— Start RECORD EXCERPTS —
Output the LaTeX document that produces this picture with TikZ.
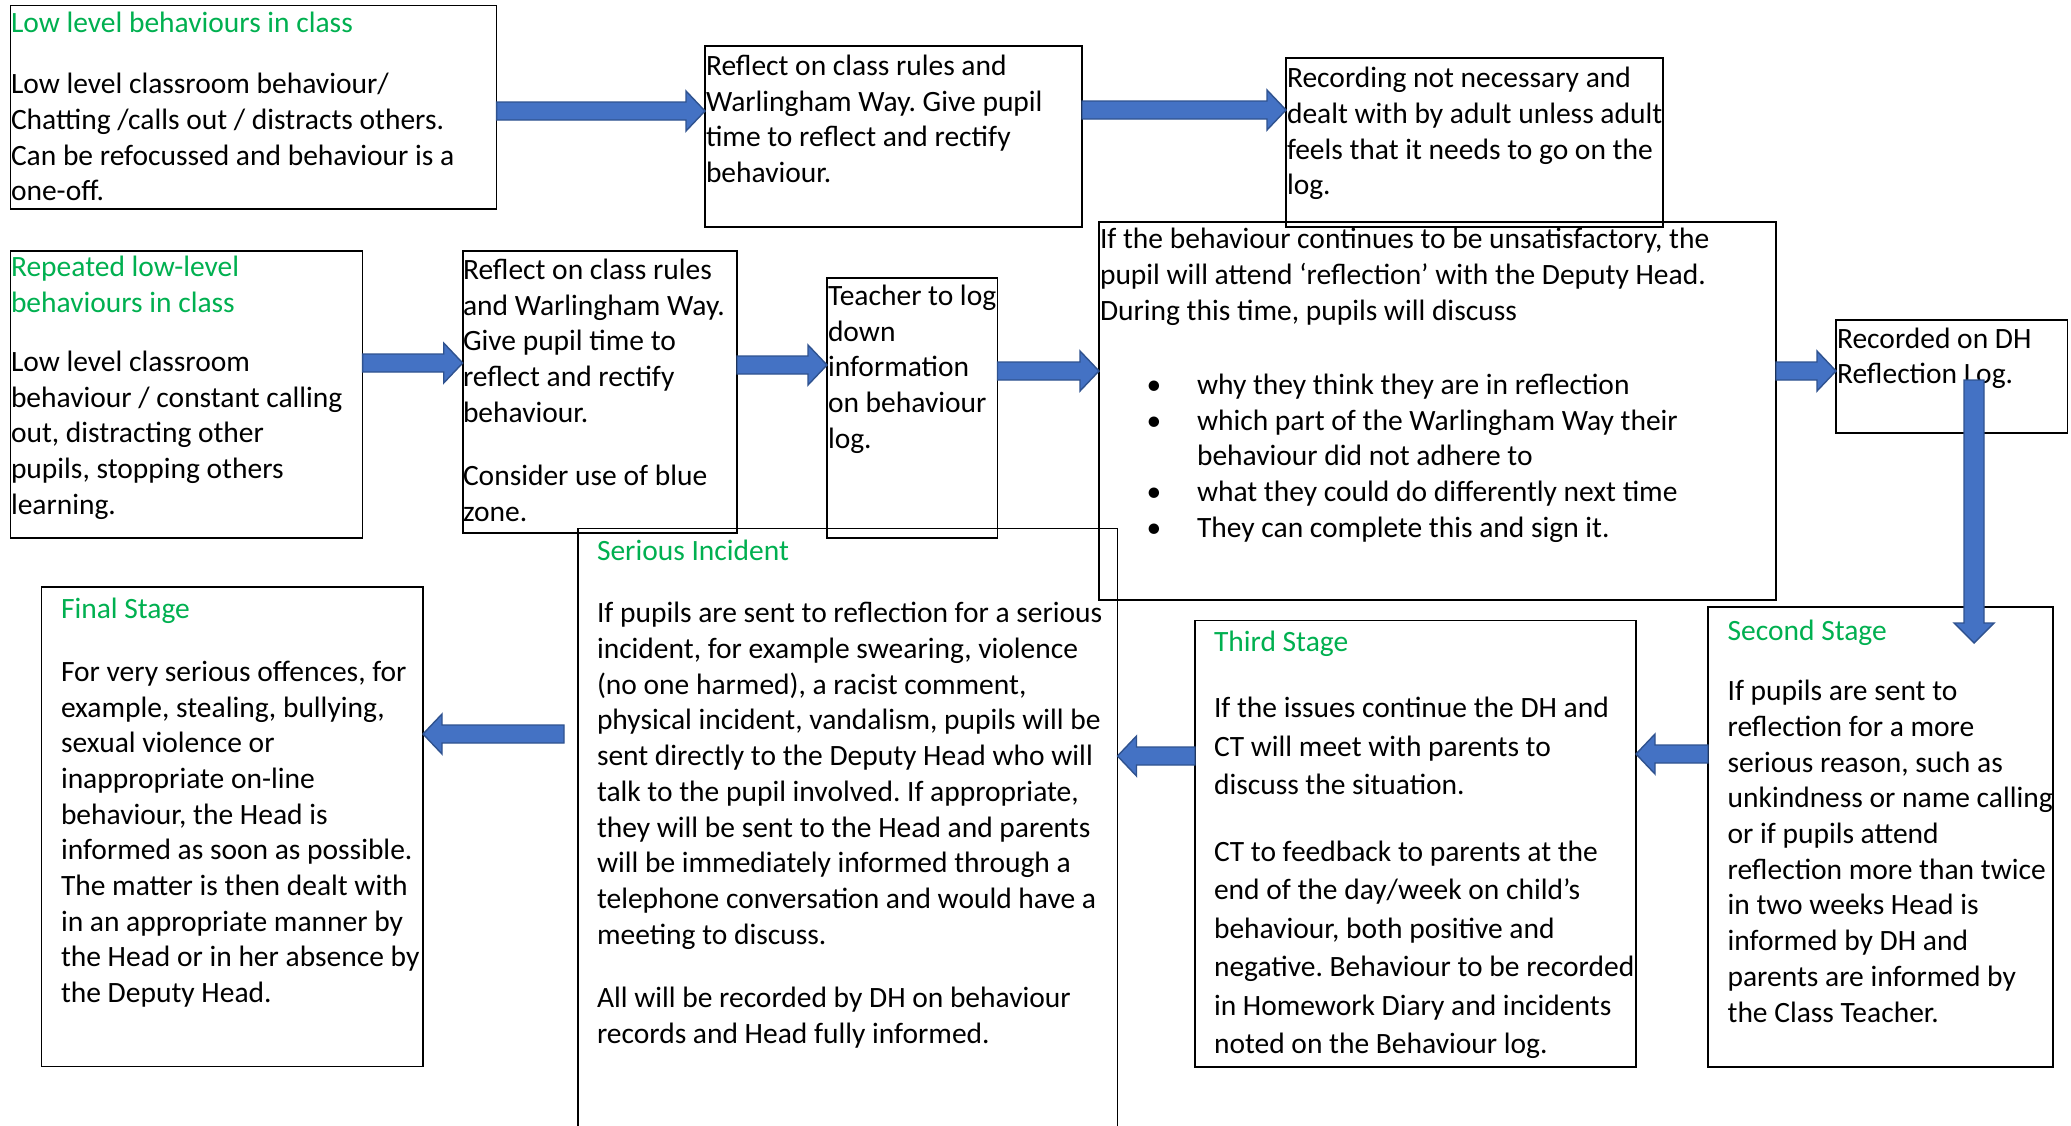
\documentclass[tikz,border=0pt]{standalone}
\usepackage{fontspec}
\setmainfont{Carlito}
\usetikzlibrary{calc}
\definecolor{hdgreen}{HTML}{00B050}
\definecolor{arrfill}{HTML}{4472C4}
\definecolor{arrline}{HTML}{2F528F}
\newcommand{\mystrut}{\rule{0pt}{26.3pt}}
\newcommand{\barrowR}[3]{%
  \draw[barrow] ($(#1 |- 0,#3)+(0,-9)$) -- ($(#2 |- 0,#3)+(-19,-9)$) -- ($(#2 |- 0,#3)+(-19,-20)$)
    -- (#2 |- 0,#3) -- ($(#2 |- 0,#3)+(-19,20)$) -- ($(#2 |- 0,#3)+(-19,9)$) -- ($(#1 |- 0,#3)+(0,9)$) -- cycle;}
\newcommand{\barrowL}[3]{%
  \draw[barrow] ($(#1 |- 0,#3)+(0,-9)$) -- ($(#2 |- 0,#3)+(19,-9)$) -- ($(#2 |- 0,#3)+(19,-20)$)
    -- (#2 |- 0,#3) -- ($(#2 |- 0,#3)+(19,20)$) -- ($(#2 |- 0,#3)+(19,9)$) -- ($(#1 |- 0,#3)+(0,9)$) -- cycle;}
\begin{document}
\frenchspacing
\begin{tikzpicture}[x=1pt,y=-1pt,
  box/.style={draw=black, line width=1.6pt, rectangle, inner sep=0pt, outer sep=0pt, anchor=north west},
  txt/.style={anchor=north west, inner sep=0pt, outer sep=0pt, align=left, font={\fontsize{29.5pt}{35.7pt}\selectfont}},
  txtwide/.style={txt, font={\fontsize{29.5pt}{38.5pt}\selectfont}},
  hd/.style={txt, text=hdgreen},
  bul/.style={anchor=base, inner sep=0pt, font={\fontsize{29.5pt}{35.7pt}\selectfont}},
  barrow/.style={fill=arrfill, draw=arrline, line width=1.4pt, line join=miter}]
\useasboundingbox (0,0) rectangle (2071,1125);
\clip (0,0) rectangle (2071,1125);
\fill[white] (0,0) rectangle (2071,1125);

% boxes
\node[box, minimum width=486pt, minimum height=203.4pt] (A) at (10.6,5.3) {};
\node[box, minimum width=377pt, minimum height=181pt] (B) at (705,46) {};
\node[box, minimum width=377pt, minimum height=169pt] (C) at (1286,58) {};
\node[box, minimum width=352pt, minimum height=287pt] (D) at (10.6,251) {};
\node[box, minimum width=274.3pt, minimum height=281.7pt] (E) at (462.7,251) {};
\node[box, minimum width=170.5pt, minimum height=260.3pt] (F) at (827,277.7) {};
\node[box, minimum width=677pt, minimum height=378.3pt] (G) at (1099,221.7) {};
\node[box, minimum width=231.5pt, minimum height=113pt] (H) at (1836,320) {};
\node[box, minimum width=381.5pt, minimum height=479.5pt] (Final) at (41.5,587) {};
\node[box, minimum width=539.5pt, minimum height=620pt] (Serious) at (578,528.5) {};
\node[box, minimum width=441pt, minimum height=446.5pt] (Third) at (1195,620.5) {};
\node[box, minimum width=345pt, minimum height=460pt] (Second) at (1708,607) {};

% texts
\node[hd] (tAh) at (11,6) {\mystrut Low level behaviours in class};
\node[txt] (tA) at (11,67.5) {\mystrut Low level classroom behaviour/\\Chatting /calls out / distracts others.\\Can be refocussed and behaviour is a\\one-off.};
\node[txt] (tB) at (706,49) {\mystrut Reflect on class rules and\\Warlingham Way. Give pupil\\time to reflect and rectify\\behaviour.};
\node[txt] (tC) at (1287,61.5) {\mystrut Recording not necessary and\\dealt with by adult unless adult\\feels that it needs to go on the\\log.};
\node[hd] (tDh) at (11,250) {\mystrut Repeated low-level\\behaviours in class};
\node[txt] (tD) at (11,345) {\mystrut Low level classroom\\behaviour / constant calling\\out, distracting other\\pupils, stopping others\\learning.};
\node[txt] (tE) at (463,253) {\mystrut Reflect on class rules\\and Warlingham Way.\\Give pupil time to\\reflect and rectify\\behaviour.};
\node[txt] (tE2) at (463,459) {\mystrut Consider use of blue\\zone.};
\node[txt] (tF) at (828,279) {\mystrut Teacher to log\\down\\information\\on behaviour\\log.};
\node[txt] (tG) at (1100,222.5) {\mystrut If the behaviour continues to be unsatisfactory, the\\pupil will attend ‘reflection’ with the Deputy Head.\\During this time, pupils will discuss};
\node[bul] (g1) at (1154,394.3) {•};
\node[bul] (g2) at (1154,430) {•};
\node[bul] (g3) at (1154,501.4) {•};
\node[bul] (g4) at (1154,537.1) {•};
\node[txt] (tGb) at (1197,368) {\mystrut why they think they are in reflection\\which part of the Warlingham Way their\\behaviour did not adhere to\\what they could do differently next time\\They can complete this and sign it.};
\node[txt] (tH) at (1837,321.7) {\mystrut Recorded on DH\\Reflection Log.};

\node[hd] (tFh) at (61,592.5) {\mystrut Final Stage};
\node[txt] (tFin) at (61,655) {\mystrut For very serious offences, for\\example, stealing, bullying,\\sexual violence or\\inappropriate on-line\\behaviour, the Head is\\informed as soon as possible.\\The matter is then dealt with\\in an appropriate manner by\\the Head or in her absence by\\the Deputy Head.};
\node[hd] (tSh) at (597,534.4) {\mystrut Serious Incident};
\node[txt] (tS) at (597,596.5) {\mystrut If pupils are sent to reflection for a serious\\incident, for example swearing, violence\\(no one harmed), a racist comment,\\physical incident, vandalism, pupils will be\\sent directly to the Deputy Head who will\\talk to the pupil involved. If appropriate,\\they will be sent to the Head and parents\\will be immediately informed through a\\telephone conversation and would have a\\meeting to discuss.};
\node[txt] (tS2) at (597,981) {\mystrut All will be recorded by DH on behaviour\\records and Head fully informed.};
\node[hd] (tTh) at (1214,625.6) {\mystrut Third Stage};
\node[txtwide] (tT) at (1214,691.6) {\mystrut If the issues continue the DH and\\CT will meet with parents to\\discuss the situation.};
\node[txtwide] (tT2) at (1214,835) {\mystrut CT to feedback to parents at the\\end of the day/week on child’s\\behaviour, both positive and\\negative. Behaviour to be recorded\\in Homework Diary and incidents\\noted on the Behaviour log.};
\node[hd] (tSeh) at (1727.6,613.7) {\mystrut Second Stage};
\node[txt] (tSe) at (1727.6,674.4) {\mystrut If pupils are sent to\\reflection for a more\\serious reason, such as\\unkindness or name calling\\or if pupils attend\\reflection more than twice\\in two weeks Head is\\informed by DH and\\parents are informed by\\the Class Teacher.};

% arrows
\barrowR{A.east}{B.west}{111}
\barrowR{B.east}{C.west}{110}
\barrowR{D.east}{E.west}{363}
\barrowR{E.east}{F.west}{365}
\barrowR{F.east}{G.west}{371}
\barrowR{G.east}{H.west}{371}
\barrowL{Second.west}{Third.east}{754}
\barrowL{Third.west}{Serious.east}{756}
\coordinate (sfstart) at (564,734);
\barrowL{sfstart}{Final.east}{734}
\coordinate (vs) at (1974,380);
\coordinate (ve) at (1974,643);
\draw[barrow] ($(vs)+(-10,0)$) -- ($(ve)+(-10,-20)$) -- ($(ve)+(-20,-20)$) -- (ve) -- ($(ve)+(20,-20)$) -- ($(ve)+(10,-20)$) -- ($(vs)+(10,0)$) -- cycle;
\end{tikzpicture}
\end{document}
— End RECORD EXCERPTS —
— Start RECORD EXCERPTS —
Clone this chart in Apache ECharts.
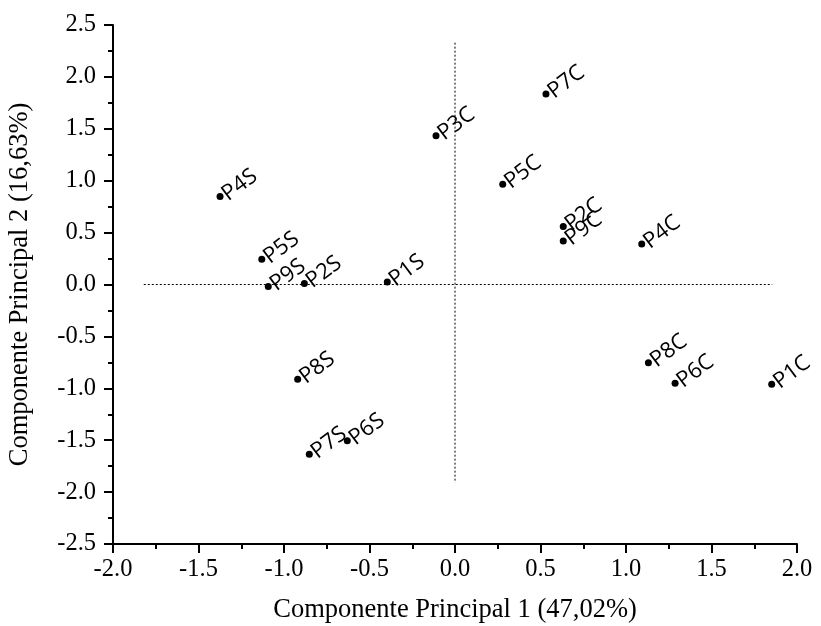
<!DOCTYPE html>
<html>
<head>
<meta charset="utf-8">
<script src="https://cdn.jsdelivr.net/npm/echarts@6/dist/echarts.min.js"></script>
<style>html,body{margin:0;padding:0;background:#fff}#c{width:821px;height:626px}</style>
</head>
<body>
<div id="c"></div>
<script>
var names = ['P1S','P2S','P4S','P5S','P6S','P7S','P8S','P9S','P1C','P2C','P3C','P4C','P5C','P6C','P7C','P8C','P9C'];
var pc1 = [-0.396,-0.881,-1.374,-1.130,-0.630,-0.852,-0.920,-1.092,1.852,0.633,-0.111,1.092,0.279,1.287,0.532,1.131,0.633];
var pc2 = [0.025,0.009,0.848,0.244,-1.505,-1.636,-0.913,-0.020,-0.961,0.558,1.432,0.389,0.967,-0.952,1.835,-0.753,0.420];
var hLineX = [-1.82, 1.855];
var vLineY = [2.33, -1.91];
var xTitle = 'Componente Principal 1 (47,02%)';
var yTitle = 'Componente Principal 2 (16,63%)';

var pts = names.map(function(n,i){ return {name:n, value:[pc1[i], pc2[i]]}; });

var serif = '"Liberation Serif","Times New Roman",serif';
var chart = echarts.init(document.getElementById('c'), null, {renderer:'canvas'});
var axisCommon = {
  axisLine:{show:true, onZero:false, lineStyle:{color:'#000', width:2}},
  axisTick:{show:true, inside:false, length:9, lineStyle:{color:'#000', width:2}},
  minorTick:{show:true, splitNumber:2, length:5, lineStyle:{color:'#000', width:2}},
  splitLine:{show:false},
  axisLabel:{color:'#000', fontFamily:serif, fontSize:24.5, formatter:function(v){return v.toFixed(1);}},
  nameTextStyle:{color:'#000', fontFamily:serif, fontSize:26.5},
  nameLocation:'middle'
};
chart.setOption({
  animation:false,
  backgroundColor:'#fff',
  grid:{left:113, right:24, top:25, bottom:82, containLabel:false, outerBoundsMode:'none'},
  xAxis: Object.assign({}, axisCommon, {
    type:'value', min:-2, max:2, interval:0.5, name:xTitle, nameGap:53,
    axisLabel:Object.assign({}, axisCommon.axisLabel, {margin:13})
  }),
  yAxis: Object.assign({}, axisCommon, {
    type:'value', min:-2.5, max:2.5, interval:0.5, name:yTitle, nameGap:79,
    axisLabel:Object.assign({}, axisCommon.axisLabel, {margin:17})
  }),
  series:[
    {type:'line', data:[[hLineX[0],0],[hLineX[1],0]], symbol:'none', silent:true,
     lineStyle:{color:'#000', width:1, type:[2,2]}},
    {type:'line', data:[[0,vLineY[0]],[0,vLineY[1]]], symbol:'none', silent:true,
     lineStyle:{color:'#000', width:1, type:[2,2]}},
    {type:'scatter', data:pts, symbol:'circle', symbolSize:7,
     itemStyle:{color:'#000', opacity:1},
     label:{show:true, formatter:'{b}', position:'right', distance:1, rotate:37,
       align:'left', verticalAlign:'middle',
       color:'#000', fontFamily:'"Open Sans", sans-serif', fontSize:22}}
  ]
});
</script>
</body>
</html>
— End RECORD EXCERPTS —
GOAL OF THE EXERCISE: For the listing above, give the number of lines in which the string "that" occurs, and nothing else.

TASK OUTPUT: 2